Por seu lado, a ex-dirigente comunista Zita Seabra disse que o escritor russo que ontem morreu “contribuiu como ninguém para a queda do comunismo ao denunciar a existência dos campos de concentração soviéticos.” (Contribuiu como ninguém é um claro exagero, mas pode perdoar-se porque sempre é verdade que Soljenitsine contribuiu em muito para o fim do regime sociético.) Acrescentou que “perdemos (Quem? Ela? Eu? O mundo? A Rússia?
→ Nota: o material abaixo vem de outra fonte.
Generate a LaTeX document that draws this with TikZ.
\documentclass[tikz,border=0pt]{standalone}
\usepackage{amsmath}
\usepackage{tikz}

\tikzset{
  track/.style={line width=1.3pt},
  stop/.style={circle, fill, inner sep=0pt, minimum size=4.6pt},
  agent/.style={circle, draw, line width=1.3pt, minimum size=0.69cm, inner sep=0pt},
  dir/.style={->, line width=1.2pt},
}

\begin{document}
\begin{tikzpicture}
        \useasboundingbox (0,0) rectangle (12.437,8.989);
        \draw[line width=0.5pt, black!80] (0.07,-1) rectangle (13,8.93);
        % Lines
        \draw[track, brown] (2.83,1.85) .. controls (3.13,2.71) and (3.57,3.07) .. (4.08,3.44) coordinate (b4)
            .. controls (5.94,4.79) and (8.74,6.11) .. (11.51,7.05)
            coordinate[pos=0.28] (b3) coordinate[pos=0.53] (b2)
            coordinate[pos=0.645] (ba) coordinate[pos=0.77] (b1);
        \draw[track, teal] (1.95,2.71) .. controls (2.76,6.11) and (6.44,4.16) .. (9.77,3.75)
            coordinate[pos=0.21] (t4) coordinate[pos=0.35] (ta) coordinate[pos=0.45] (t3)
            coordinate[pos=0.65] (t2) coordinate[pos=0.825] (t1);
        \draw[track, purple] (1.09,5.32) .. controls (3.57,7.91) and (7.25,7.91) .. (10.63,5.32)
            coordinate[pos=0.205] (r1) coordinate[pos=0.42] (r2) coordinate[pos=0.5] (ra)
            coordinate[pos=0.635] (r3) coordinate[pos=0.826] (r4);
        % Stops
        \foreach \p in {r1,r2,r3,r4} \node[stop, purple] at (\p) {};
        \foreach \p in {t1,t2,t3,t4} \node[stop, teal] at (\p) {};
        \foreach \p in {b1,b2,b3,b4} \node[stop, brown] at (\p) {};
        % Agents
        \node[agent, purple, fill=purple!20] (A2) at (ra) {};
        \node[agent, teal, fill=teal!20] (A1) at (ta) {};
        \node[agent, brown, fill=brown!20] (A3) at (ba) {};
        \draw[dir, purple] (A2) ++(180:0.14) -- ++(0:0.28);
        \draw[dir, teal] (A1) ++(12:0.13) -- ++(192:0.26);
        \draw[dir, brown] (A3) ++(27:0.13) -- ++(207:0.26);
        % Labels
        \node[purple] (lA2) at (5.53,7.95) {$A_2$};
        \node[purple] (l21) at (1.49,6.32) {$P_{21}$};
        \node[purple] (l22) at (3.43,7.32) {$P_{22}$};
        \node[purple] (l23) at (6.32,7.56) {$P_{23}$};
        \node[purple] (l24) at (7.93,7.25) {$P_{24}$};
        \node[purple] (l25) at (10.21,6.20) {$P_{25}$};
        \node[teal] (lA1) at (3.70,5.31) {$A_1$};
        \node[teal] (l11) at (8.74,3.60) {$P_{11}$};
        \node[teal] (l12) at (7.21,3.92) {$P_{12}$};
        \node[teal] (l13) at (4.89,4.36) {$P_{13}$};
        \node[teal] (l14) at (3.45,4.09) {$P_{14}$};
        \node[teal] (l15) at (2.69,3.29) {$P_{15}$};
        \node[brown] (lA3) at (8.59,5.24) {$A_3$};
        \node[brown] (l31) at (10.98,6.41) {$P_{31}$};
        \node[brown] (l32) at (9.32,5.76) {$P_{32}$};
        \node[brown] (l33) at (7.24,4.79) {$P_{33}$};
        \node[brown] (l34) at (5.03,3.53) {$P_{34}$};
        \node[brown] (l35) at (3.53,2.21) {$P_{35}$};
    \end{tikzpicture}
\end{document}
Poutine?) um grande escritor, que era simultaneamente um grande intelectual e um grande político” («Grande político» não seria, de certeza, a forma como Soljenitsine gostaria de ser lembrado.).
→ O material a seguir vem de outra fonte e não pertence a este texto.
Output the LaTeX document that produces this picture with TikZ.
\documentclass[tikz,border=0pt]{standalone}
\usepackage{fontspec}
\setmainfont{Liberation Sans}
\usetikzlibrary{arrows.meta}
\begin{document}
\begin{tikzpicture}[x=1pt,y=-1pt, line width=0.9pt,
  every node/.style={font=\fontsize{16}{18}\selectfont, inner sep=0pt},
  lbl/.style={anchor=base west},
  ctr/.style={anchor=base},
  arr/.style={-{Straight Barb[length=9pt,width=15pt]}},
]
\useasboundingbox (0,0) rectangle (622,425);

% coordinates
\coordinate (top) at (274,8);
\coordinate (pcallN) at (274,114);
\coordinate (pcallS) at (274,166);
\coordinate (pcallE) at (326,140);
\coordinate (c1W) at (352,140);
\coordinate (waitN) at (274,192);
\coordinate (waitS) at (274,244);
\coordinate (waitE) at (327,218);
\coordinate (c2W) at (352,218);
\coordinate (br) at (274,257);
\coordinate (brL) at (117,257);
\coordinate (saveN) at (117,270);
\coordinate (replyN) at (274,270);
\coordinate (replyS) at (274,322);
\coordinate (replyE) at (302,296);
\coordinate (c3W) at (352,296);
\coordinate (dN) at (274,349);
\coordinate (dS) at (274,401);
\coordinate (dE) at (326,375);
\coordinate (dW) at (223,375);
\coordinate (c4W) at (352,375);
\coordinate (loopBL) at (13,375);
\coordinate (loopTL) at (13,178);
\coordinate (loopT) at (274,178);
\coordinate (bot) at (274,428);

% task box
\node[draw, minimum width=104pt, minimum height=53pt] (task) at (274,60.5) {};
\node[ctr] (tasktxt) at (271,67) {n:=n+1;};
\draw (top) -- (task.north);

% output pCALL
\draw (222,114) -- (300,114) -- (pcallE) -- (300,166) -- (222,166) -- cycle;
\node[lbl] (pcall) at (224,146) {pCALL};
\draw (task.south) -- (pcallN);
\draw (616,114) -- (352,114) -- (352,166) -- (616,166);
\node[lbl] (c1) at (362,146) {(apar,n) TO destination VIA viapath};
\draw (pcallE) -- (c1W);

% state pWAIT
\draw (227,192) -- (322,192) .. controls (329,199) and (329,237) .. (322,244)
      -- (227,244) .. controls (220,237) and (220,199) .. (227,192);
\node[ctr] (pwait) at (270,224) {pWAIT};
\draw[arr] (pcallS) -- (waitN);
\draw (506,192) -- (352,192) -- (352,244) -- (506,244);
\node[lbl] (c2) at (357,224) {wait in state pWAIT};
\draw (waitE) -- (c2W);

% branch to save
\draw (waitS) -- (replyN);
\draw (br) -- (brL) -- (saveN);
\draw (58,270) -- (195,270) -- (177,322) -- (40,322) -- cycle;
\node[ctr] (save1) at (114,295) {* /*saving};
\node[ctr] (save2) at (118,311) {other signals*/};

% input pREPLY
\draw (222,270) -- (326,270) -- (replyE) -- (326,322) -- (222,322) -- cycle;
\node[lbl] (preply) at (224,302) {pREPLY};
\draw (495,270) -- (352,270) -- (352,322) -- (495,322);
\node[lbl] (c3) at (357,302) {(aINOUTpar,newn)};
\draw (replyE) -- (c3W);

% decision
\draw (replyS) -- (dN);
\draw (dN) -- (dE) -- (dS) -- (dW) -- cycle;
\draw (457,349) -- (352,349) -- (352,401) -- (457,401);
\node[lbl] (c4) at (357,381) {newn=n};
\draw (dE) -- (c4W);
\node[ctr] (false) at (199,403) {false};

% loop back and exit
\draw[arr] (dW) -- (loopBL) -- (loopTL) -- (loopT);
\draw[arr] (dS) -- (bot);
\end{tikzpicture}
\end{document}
Zita Seabra acrescentou que o contributo de Soljenitsine para a queda do comunismo foi enorme “exactamente por a denúncia dos gulag (Só para informação: os gulag, no plural, nunca existiram. GULAG é um acrónimo que não é sinónimo de campos soviéticos.) ter sido feita na primeira pessoa”. Na opinião da responsável pela editora Alêtheia, os livros do “dissidente russo (...) têm a força (que têm) por serem autobiográficos”. “Ele esteve no gulag. (...) Ele esteve lá”, reforçou Zita Seabra. (O sublinhado, a repetição. a ênfase devem ter como objectivo evitar as dúvidas que ninguém teve sobre a passagem de Soljenitsine pelos campos soviéticos!)
Zita Seabra disse ainda que a “história fez justiça a Soljenitsyne porque, depois do sofrimento e de lhe terem tirado a nacionalidade russa, pôde morrer em solo russo”. (Frase bonita. Quase me vieram as lágrimas aos olhos.)
É isto o que dois dissidentes comunistas do nosso país têm a dizer sobre Alexandre Soljenitsine, mostrando afinal e apenas a (falta de) qualidade de qualquer debate intelectual em Portugal. Em boa verdade, a culpa nem sequer é deles. Esta forma de interrogar pessoas escolhidas à pressa corresponde, na imprensa escrita, à reportagem televisiva em directo. Alguém, no Público, que necessitava de escrever rapidamente uma notícia e não sabia bem o que dizer – exactamente como se passa na televisão – contactou os dois primeiros nomes que lhe vieram à cabeça e disparou a pergunta: o que pensa de Soljenitsine, que acabou de morrer em Moscovo! O resultado só podia ser neste conjunto de inanidades.
Na edição impressa de hoje, a discussão é um pouco (mas apenas um pouco) melhor. O título é um exemplo de baixa propaganda, aproximativa e superficial: com um livro matou a ilusão soviética... E do texto parece resultar que o que sobretudo interessa aos críticos portugueses é discutir se Soljenitsine foi ou não um grande escritor ou apenas (?) um homem de intervenção política. No caso de alguém que já foi comparado a Tolstoi, esta é certamente uma questão interessante.
(A fotografia que escolhi para ilustrar este artigo – e que é quase mal empregada atendendo às opiniões aqui referidas – vem do caderno de esboços de Eufrosinia Kersnovskaya, que passou 14 anos no Gulag. No fim de contas, deve ser a coisa mais importante que fica dfestas minhas referências às lusas discussões a propósito da morte de alguém que, com as suas qualidades e os seus defeitos, marcou o século XX!)